In anticipation of Saturday night's title fight against former 154-pound champion Austin Trout, we take a look back on a trio of "Iron Man's" most significant fights.
WBC super welterweight world champion Jermell Charlo and twin brother, WBC interim middleweight titleholder Jermall Charlo, have taken over the sport with their highlight-reel knockouts in the last couple of years. While older bro, Jermall, has taken his powerful fists up to 160 pounds and scored back-to-back KOs, Jermell has continued to put the 154-pound division to sleep—scoring stoppages in his last four fights.
This Saturday night, the unbeaten 28-year-old Jermell (30-0, 15 KOs) looks to do something that his brother couldn't—stop former 154-pound titleholder Austin Trout (31-4, 17 KOs) when they meet in a Showtime-televised title tilt (10 pm ET/PT) at Staples Center in LA. In anticipation of the bout, we take a look back on a trio of Jermell's most significant fights.
3 vs John Jackson, May 21, 2016, at The Cosmopolitan in Las Vegas, Nevada
While Charlo admits it wasn't his best fight, as he was down on all three judges' scorecards in the eighth round, a stunning right hand, followed by two left hooks provided a knockout of historic proportions—as Jermell won the vacant WBC title and joined Jermall to become the first twins to hold world championships in the same weight division.
"It's history. We did it," Jermell said. "He was boxing. He was moving around a lot. I had to get close. That was unexpected from him. I thought he'd come out to bang. Come out to brawl. So I had to make an adjustment and I did. I started getting closer. When he started settling down, that's when I was able to open him up and catch him with the shot I needed."
2 vs Charles Hatley, April 22, 2017, at Barclays Center in Brooklyn, New York
Charlo dropped Hatley in the third round before finishing him off in the sixth to retain his world championship at Barclays Center.
The knockout was sensational as Charlo punctuated a barrage of blows with a head-swiveling right hand that landed as Hatley missed with a left. The challenger fell face-first to the canvas and was out cold beneath the bottom rope on the ring apron as referee Harvey Dock immediately waved an end to the fight 32 seconds into Round 6
“I used that jab to set up the right hand,” said Charlo, 26, of Houston. “I knew Charles Hatley goes down and he gets back up—he’s a warrior—and I knew I had to get in there and be a lion.”
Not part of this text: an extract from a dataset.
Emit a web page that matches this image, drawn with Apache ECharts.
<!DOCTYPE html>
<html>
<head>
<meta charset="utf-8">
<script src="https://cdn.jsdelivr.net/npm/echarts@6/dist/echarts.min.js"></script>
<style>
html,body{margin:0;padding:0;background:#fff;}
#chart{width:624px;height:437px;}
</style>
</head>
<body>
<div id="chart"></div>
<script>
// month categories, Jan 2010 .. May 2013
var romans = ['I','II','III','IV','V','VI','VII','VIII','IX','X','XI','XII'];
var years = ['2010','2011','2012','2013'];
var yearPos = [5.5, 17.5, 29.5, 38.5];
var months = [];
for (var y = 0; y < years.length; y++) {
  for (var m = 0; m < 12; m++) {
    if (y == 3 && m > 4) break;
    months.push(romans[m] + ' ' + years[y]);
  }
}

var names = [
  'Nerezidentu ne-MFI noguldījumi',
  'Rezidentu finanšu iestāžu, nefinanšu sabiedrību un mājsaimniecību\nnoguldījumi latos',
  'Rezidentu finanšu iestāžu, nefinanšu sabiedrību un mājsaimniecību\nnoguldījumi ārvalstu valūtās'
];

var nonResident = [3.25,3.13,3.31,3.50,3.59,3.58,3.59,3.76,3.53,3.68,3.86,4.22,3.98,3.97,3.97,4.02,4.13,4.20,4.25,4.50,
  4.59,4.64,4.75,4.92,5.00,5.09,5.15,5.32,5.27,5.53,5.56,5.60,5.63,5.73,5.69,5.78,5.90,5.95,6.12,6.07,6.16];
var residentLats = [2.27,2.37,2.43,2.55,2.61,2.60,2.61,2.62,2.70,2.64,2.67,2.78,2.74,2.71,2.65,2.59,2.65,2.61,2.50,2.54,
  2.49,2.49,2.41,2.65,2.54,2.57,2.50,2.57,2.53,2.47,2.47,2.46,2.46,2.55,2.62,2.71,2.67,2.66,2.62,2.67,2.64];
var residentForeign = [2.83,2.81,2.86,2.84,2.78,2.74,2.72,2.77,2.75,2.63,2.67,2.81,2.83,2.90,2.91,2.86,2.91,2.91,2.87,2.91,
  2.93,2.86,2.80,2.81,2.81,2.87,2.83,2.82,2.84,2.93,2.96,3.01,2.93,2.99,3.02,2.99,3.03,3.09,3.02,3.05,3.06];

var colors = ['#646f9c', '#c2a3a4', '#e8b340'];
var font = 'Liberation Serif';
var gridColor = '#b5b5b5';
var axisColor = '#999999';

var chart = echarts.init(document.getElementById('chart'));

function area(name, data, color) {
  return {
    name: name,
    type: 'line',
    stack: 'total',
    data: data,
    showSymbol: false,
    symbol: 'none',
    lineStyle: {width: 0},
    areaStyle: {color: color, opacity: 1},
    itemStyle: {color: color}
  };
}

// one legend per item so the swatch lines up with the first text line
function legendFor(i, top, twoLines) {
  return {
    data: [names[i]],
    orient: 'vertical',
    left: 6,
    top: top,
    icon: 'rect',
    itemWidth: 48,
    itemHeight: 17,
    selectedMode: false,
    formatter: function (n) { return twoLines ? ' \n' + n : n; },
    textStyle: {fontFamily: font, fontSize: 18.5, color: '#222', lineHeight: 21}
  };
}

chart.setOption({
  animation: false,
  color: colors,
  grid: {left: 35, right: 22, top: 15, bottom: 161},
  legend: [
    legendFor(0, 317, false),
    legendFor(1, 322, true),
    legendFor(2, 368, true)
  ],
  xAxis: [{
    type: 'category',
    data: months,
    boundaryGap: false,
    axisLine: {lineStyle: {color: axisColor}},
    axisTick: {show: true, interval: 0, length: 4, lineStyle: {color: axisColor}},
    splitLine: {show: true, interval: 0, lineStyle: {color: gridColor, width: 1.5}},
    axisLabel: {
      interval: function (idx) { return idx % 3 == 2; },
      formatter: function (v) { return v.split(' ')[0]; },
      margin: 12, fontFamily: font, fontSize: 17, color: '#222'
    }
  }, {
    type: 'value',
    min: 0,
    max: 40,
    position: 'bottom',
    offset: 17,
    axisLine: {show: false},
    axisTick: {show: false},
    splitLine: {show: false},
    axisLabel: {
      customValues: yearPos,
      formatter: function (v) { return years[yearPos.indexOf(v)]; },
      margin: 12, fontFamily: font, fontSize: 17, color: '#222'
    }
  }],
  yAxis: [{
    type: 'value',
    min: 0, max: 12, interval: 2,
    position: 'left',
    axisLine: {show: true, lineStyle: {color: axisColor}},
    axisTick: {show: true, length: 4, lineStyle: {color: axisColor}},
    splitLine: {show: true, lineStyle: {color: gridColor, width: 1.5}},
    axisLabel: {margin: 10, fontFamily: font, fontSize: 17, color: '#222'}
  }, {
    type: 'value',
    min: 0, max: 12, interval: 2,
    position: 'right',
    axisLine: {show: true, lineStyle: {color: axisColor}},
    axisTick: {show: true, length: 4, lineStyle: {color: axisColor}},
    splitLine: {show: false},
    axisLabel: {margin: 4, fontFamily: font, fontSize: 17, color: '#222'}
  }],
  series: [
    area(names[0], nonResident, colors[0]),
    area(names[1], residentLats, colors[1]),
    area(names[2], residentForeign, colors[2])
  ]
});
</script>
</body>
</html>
Charlo showed more power than he had in previous fights as he put the rest of the 154-pound division on notice, and looked forward to a possible title unification against recently crowned champion Jarrett Hurd, who earned the title that Charlo’s twin brother, Jermall, vacated earlier this year to move up to 160.
“I’m the champ, so I have to continue to fight my mandatory,” Jermell Charlo said. “They got a guy named Jarret Hurd that took my brother’s title—we could unify.”
1 vs Erickson Lubin, October 14, 2017, at Barclays Center in Brooklyn, New York
No one saw it coming. It was fast, devastating and shocking. If you blinked, you missed it. Charlo slugged Erickson Lubin (18-1, 13 KOs) with unbelievable torque, leaving the highly regarded contender in a heap on the canvas at 2:41 of the first round. Referee Harvey Dock never bothered counting.
Entering the fight, some thought Lubin was taking too big of a step in fighting someone as experienced in Charlo. Maybe it was. Lubin moved to his left trying to move from a Charlo left jab. Consequently, Lubin was down and bent over when disaster struck in the form of a Charlo right uppercut.
Lubin immediately fell. Dock looked down and waved it over. The fight was over.
“They were giving him a lot of attention,” Charlo said. “I was quiet the whole time. They said they were going to come take my title. I had to defend it. They didn't know what I was brining into this and I think (Lubin) was worried about the wrong things."